Let $$L$$ be a regular language over alphabet $$\Sigma$$.

Let $$\frac{1}{2}L$$ be the following language: $$\{w\in\Sigma^* \mid \exists y\in \Sigma^*: |y|=|w|, wy\in L \}$$. For example if $$L=\{\epsilon, aba, aaba, babb\}$$ then $$\frac{1}{2}L=\{\epsilon, aa,ba\}$$. Prove that $$\frac{1}{2}L$$ is a regular language.

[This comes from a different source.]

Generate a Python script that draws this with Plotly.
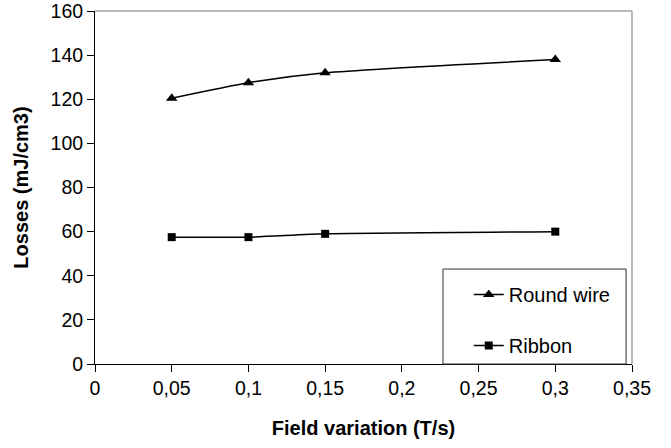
import plotly.graph_objects as go

field = [0.05, 0.1, 0.15, 0.3]
round_wire = [120.5, 127.5, 132, 138]
ribbon = [57.5, 57.5, 59, 60]
x_ticks = [0, 0.05, 0.1, 0.15, 0.2, 0.25, 0.3, 0.35]
x_labels = ["0", "0,05", "0,1", "0,15", "0,2", "0,25", "0,3", "0,35"]
y_ticks = [0, 20, 40, 60, 80, 100, 120, 140, 160]

font = "Liberation Sans, Arial, sans-serif"

fig = go.Figure()
fig.add_trace(go.Scatter(x=field, y=round_wire, name="Round wire", mode="lines+markers",
                         line=dict(color="black", width=1.5, shape="spline", smoothing=0.6),
                         marker=dict(symbol="triangle-up", size=10, color="black"),
                         legendgroup="a"))
fig.add_trace(go.Scatter(x=field, y=ribbon, name="Ribbon", mode="lines+markers",
                         line=dict(color="black", width=1.5, shape="spline", smoothing=0.6),
                         marker=dict(symbol="square", size=8, color="black"),
                         legendgroup="b"))

# plot-area border (top and right, gray)
fig.add_shape(type="line", xref="paper", yref="paper", x0=0, x1=1, y0=1, y1=1,
              line=dict(color="#a0a0a0", width=1.5), layer="above")
fig.add_shape(type="line", xref="paper", yref="paper", x0=1, x1=1, y0=0, y1=1,
              line=dict(color="#a0a0a0", width=1.5), layer="above")
# legend box
fig.add_shape(type="rect", xref="paper", yref="paper", x0=0.648, x1=0.989, y0=0, y1=0.269,
              line=dict(color="#303030", width=1), fillcolor="white", layer="above")

fig.update_layout(
    width=671, height=448,
    margin=dict(l=95, r=39, t=11, b=84),
    paper_bgcolor="white", plot_bgcolor="white",
    font=dict(family=font, size=19.5, color="black"),
    showlegend=True,
    legend=dict(x=0.696, y=0.252, xanchor="left", yanchor="top", bgcolor="rgba(0,0,0,0)",
                borderwidth=0, tracegroupgap=22, font=dict(size=20)),
    xaxis=dict(range=[0, 0.35], tickvals=x_ticks, ticktext=x_labels, showgrid=False,
               zeroline=False, showline=True, linecolor="black", linewidth=1,
               ticks="outside", ticklen=7, tickcolor="black", automargin=False,
               ticklabeloverflow="allow",
               title=dict(text="<b>Field variation (T/s)</b>", font=dict(size=20), standoff=22)),
    yaxis=dict(range=[0, 160], tickvals=y_ticks, showgrid=False, zeroline=False,
               showline=True, linecolor="black", linewidth=1,
               ticks="outside", ticklen=7, tickcolor="black", automargin=False,
               ticklabeloverflow="allow",
               title=dict(text="<b>Losses (mJ/cm3)</b>", font=dict(size=20), standoff=16)),
)

fig.write_html("out.html", config={"displayModeBar": False},
               post_script="document.body.style.margin='0px';")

An example of proof that I saw uses definition of product automaton:

Because $$L$$ is a regular language a DFA exists $$A=\big( \Sigma, Q,q_0, F,\delta \big)$$ which receives $$L$$. Let $$p\in Q$$ and we can define a language $$L_p$$: $$L_p=\bigl\{ w\in \Sigma^*\mid \exists y\in \Sigma^*:\delta(q_0,w)=p, \delta(p,y)\in F \bigr\}$$ We can define a finite automaton which receives $$L_p$$: $$A_p=\bigl(\Sigma, Q\times Q, (q_0,p), \{p\} \times F, \delta_p \bigr)$$ Let us define $$\delta_p$$ for all $$q_1, q_2 \in Q$$, $$\sigma\in \Sigma$$: $$\delta_p((q_1, q_2), \sigma) = \bigl\{ (\delta(q_1, \sigma), \delta(q_2, \sigma')) \mid \sigma'\in \Sigma \bigr\}$$ Therefore: $$\frac{1}{2}L=\bigcup_{p\in Q} L_p$$ and because regular languages are closed under finite union then $$\frac{1}{2}L$$ is a regular language.

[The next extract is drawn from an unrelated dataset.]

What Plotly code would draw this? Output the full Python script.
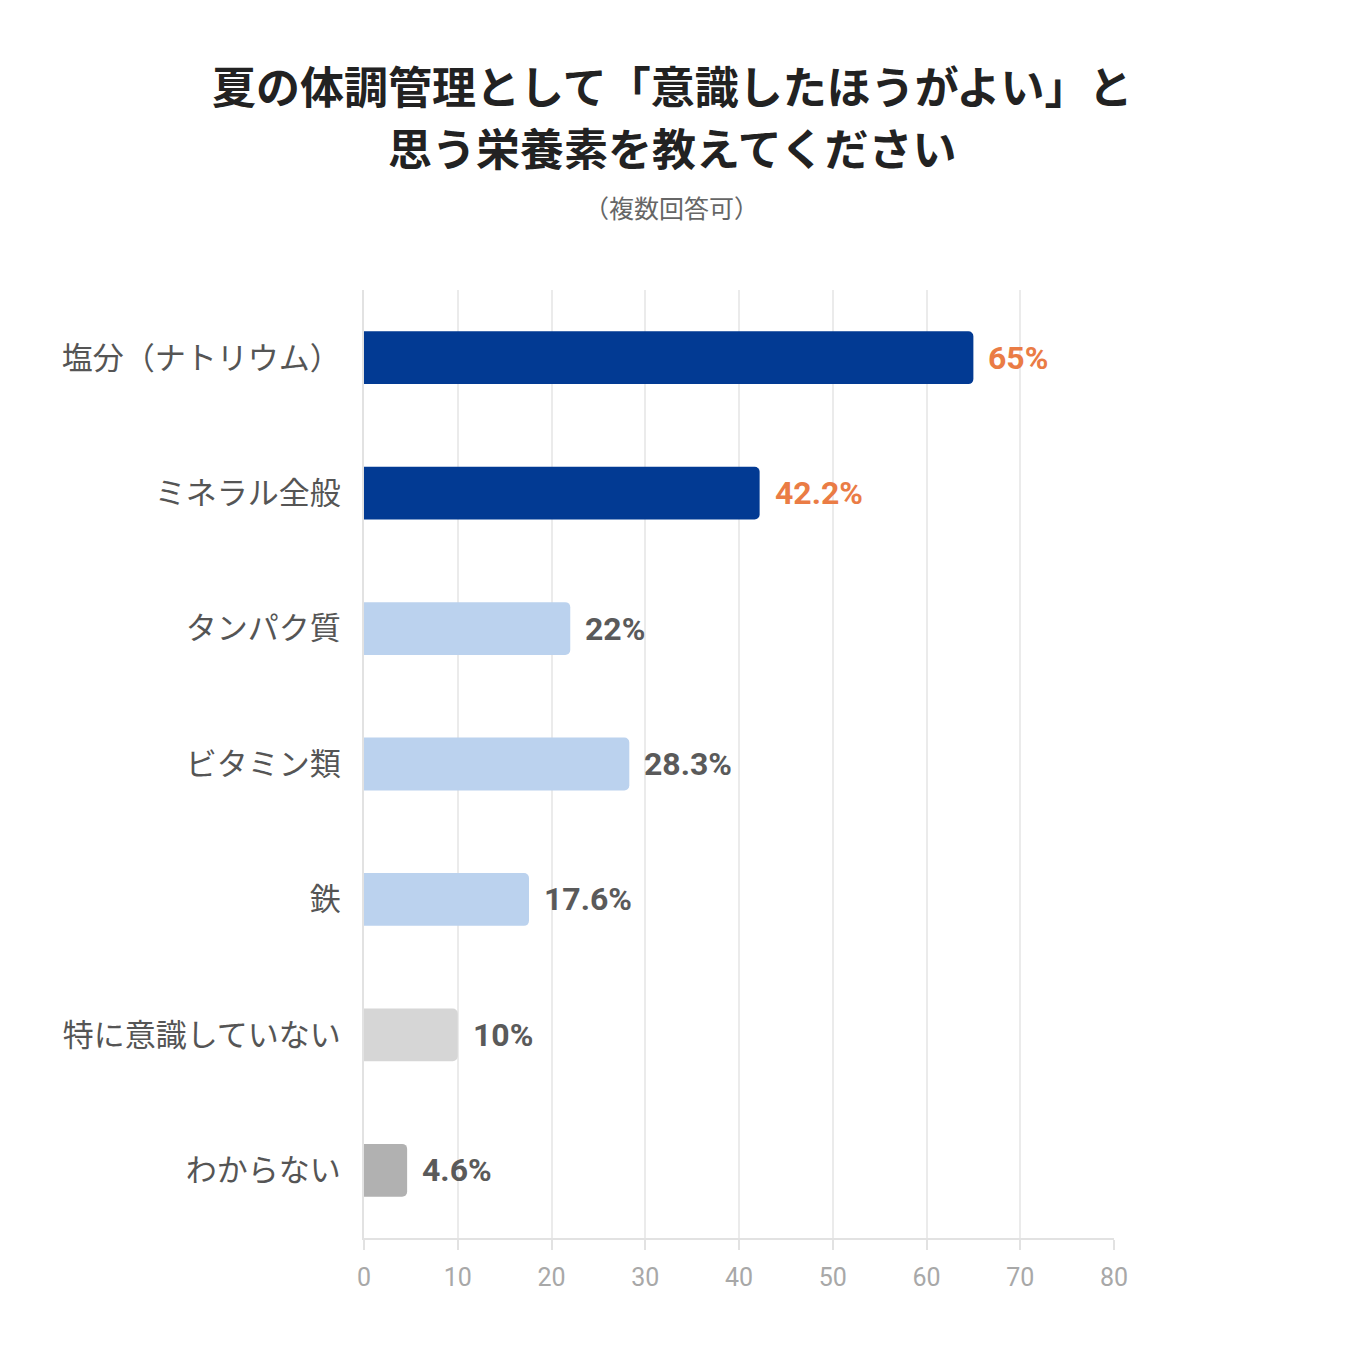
import plotly.graph_objects as go

categories = ['塩分（ナトリウム）', 'ミネラル全般', 'タンパク質', 'ビタミン類', '鉄', '特に意識していない', 'わからない']
values = [65, 42.2, 22, 28.3, 17.6, 10, 4.6]
value_labels = ['65%', '42.2%', '22%', '28.3%', '17.6%', '10%', '4.6%']
bar_colors = ['#023a93', '#023a93', '#bbd2ee', '#bbd2ee', '#bbd2ee', '#d6d6d6', '#b1b1b1']
label_colors = ['#ea7c45', '#ea7c45', '#5a5a5a', '#5a5a5a', '#5a5a5a', '#5a5a5a', '#5a5a5a']
x_ticks = [0, 10, 20, 30, 40, 50, 60, 70, 80]

title_lines = ['夏の体調管理として「意識したほうがよい」と', '思う栄養素を教えてください']
subtitle = '（複数回答可）'

fig = go.Figure()
fig.add_trace(go.Bar(
    x=values, y=categories, orientation='h',
    marker=dict(color=bar_colors, line=dict(width=0)),
    width=0.39, hoverinfo='skip',
))

for cat, val, lab, col in zip(categories, values, value_labels, label_colors):
    fig.add_annotation(x=val, y=cat, text='<b>' + lab + '</b>', showarrow=False,
                       xanchor='left', xshift=13,
                       font=dict(family='Roboto', size=32, color=col))

# page body has an 8px margin, so plot area is offset by that
cjk = 'Noto Sans CJK JP'
top = 282
fig.add_annotation(text='<b>' + title_lines[0] + '</b>', xref='paper', yref='paper',
                   x=0.41, y=1 + (top - 77) / 948, showarrow=False, yanchor='middle',
                   font=dict(family=cjk, size=44, color='#222222'))
fig.add_annotation(text='<b>' + title_lines[1] + '</b>', xref='paper', yref='paper',
                   x=0.41, y=1 + (top - 139) / 948, showarrow=False, yanchor='middle',
                   font=dict(family=cjk, size=44, color='#222222'))
fig.add_annotation(text=subtitle, xref='paper', yref='paper',
                   x=0.41, y=1 + (top - 199) / 948, showarrow=False, yanchor='middle',
                   font=dict(family=cjk, size=25, color='#666666'))

fig.update_layout(
    width=1352, height=1358,
    margin=dict(l=356, r=246, t=top, b=128),
    paper_bgcolor='white', plot_bgcolor='white',
    showlegend=False,
    barcornerradius=5,
    xaxis=dict(range=[0, 80], tickvals=x_ticks, showgrid=True, gridcolor='#ebebeb', gridwidth=1.5,
               zeroline=False, showline=True, linecolor='#e2e2e2', linewidth=2,
               ticks='outside', ticklen=10, tickcolor='#e2e2e2', tickwidth=1.5,
               ticklabelstandoff=6,
               tickfont=dict(family='Roboto', size=25, color='#a8a8a8')),
    yaxis=dict(autorange='reversed', showgrid=False, zeroline=False,
               showline=True, linecolor='#e2e2e2', linewidth=2,
               ticks='', ticklabelstandoff=15,
               tickfont=dict(family=cjk, size=31, color='#555555')),
)

fig.write_html('out.html')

I understand that $$p$$ is some kind of an intermediate state between two halves of a word in $$L$$. I understand that the set of accepting states $$\{p\}\times F$$ means that we take some intermediate state $$p$$ with an accepting state in $$L$$ and for this there must be a total of $$Q\times Q$$ available states.

I don't understand why in $$\bigl\{ (\delta(q_1, \sigma), \delta(q_2, \sigma')) \mid \sigma'\in \Sigma \bigr\}$$ we need to use $$\sigma$$ and $$\sigma'$$. For example, if there's a word $$aaaa$$ ($$aa\in \frac{1}{2}L$$) in $$L$$ then $$\sigma=a$$ and $$\sigma'=a$$ so why do they need to be different.

Also I don't understand why we need this union: $$\frac{1}{2}L=\bigcup_{p\in Q} L_p$$. Are there many different languages $$L_p$$? Didn't we define a single one?

• This proof is just wrong. We clearly don't have : $\frac{1}{2}L = \cup_{p \in Q} L_p$ since $L_p$ can be essentially defined as : "all words such that there is path from $q_0$ to $p$ that can be encode with this word". If there there is no word that allows from $p$ to go on a final state then $L_p = \emptyset$. With this mind the union is not equal to $\frac{1}{2}L$ – Thinking Nov 8 '18 at 20:37

Hint. There is a missing condition in the definion of $$L_p$$, which should be $$L_p = \bigl\{ w\in \Sigma^*\mid \exists y\in \Sigma^*,\ |y| = |w|,\ \delta(q_0,w)=p \text{ and } \delta(p,y)\in F \bigr\}$$ The formula $$\frac{1}{2}L=\bigcup_{p\in Q} L_p$$ is now correct. Do you understand the other steps?